--- REQUIREMENT ---
Among the records that follow, count the lines with the string "page"; report only that count.

--- RECORDS PROVIDED ---
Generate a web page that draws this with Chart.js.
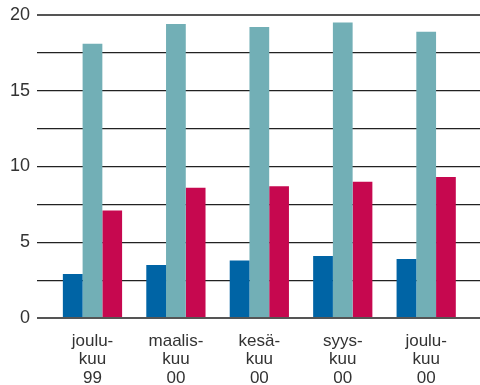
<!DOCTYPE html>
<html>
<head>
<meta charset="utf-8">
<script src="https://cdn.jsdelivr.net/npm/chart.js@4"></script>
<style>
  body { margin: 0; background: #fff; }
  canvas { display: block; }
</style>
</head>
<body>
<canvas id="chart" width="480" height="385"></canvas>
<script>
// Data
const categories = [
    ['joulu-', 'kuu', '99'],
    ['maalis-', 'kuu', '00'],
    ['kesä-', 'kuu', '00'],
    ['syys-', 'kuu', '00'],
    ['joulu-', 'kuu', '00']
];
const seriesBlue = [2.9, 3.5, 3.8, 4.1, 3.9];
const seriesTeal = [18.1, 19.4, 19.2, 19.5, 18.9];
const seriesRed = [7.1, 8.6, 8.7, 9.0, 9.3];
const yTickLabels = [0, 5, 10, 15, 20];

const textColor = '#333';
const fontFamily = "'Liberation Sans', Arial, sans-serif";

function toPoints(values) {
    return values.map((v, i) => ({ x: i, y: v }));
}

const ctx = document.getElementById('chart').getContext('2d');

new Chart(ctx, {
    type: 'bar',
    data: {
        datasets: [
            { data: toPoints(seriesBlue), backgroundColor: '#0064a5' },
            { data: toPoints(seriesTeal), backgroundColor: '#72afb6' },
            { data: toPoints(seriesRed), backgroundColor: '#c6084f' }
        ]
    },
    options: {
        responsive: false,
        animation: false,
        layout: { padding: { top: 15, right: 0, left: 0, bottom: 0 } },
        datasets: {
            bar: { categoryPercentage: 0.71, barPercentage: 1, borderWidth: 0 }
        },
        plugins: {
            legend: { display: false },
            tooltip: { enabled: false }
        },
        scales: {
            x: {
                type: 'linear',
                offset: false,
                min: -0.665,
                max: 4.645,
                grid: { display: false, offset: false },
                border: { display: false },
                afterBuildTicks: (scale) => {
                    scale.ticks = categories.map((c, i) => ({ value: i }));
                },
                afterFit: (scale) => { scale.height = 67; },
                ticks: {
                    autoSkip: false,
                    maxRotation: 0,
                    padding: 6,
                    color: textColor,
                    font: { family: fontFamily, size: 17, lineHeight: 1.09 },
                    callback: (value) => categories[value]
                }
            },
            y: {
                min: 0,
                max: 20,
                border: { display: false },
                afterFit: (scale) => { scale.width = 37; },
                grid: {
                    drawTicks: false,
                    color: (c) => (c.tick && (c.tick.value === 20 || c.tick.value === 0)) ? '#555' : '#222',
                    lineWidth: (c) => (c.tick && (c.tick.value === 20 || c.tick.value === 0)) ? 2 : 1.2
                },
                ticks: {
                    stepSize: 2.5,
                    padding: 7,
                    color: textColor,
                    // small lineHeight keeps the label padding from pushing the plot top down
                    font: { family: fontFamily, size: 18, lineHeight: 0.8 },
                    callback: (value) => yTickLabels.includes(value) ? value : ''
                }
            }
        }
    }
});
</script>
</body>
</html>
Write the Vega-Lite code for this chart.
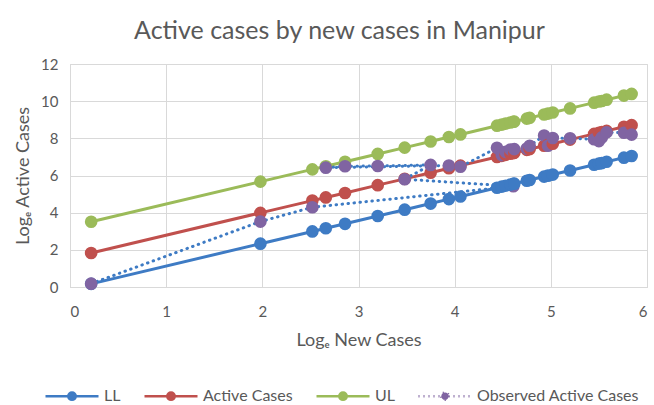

...

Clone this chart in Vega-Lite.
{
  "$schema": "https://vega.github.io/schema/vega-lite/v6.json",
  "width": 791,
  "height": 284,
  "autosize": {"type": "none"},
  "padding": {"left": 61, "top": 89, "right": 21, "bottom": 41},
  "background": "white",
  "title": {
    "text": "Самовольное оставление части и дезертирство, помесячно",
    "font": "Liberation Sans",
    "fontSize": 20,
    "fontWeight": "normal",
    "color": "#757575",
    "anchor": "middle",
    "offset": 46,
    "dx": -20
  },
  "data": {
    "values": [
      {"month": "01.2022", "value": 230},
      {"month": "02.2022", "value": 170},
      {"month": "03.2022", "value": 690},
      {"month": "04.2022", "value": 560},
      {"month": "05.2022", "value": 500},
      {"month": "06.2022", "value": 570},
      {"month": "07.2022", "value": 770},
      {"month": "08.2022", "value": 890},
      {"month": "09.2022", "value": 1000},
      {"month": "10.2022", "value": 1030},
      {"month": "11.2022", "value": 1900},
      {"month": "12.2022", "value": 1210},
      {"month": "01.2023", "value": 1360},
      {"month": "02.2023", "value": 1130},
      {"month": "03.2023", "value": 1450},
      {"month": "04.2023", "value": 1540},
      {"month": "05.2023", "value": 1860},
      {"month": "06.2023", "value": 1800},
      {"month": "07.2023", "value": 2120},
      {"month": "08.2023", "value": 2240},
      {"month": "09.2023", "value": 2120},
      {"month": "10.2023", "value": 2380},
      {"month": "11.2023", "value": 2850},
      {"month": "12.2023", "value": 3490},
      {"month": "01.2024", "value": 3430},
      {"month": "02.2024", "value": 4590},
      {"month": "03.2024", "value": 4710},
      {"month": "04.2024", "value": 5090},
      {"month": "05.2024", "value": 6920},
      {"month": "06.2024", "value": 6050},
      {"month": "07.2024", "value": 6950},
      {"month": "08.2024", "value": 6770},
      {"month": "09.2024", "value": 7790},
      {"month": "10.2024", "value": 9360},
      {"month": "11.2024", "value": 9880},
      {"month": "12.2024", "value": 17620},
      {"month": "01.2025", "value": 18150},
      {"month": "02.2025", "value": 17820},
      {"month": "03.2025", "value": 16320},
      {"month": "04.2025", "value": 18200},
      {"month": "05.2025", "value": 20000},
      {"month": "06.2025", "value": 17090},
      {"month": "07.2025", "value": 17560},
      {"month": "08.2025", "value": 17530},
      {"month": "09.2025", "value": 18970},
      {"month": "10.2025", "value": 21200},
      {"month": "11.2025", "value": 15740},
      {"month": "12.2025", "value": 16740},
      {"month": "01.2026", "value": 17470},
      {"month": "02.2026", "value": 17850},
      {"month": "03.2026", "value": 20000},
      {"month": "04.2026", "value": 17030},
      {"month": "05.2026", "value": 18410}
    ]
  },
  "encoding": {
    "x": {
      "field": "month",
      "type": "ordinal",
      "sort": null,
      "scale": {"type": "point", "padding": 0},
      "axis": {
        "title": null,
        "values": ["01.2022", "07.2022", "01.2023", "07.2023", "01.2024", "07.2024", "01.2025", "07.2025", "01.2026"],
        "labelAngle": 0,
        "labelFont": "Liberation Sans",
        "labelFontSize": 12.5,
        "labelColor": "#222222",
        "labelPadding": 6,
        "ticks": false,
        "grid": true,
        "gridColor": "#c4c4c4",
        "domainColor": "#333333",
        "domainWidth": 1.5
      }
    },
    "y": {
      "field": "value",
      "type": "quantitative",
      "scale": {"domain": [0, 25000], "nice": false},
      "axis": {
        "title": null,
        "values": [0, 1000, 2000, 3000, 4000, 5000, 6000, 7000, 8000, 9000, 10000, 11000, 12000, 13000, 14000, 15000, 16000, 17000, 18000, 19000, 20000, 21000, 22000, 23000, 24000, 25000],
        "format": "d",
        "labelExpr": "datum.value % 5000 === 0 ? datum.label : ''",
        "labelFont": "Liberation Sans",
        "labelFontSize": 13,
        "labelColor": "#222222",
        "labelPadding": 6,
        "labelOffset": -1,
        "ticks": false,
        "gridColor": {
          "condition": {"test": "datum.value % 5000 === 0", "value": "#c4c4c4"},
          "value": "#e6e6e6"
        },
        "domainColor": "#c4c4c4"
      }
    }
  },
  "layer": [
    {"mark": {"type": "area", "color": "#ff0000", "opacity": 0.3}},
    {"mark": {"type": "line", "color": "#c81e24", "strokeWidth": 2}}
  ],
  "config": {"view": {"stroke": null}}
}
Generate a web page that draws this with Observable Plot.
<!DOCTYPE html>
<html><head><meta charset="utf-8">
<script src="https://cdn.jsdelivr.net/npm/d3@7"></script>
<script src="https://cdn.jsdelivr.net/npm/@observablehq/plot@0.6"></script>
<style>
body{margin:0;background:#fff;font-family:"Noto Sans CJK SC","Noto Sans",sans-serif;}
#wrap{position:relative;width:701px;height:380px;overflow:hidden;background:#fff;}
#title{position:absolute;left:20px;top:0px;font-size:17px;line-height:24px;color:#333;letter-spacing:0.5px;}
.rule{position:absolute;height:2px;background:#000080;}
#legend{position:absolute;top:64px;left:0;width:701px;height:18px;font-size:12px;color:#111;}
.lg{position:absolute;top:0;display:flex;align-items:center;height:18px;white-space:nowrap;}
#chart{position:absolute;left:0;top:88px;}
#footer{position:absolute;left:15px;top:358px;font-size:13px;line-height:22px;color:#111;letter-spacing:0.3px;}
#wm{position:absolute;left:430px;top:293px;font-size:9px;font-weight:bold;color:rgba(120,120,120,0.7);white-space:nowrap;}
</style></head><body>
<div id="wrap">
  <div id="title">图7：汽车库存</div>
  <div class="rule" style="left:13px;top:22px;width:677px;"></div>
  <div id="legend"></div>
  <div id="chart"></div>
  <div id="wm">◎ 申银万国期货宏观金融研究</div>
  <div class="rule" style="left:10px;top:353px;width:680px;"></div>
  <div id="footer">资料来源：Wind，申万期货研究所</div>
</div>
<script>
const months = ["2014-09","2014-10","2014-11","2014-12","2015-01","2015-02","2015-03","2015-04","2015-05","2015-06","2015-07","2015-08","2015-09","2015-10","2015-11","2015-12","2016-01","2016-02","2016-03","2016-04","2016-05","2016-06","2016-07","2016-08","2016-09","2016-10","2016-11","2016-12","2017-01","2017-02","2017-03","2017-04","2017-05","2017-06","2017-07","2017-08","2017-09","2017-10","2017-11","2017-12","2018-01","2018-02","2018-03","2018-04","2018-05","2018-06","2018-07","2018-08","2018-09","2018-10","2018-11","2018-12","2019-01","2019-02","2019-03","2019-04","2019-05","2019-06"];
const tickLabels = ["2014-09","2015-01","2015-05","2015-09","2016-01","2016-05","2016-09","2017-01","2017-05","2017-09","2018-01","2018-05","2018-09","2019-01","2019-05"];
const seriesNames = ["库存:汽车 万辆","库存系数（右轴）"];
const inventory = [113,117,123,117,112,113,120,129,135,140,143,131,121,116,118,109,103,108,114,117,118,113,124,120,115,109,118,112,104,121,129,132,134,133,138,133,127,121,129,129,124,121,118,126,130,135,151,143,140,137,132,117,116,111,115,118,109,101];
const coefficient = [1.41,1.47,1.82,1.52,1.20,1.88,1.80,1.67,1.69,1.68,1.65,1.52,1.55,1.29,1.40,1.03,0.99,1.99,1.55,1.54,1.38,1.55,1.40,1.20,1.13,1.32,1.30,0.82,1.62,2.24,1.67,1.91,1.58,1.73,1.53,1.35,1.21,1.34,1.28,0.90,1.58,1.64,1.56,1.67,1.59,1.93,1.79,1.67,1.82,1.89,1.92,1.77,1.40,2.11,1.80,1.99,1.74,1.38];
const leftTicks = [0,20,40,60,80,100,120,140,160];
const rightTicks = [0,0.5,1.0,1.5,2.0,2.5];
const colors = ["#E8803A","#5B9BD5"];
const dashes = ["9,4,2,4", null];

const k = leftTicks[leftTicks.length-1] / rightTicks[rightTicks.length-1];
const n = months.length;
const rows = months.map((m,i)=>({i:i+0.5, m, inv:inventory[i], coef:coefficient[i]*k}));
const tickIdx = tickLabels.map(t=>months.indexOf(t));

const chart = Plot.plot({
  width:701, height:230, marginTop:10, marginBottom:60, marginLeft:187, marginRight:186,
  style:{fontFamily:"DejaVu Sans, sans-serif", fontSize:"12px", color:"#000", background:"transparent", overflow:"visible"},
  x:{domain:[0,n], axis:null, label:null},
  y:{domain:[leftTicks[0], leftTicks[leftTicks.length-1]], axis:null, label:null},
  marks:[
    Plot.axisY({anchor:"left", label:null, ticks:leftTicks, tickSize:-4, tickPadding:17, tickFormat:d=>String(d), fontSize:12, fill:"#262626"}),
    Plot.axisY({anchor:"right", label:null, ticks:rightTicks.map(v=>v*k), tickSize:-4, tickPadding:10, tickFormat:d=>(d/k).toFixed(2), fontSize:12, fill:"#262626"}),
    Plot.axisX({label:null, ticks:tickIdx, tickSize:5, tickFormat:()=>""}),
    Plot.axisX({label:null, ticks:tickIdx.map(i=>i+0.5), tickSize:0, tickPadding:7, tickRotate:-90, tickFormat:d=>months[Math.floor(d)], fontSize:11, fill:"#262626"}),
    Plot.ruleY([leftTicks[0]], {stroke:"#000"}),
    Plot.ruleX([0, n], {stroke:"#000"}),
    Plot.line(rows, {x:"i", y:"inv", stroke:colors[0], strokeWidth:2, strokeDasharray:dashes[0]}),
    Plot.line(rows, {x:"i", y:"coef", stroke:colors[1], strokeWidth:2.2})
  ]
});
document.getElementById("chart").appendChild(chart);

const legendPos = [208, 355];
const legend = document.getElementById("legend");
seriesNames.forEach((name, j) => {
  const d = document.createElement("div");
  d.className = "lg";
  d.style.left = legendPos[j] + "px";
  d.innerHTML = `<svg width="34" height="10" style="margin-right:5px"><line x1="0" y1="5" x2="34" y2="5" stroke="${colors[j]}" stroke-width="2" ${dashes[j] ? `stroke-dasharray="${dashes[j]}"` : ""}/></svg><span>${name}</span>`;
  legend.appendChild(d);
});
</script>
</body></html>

--- SOLVED EXERCISE ---
2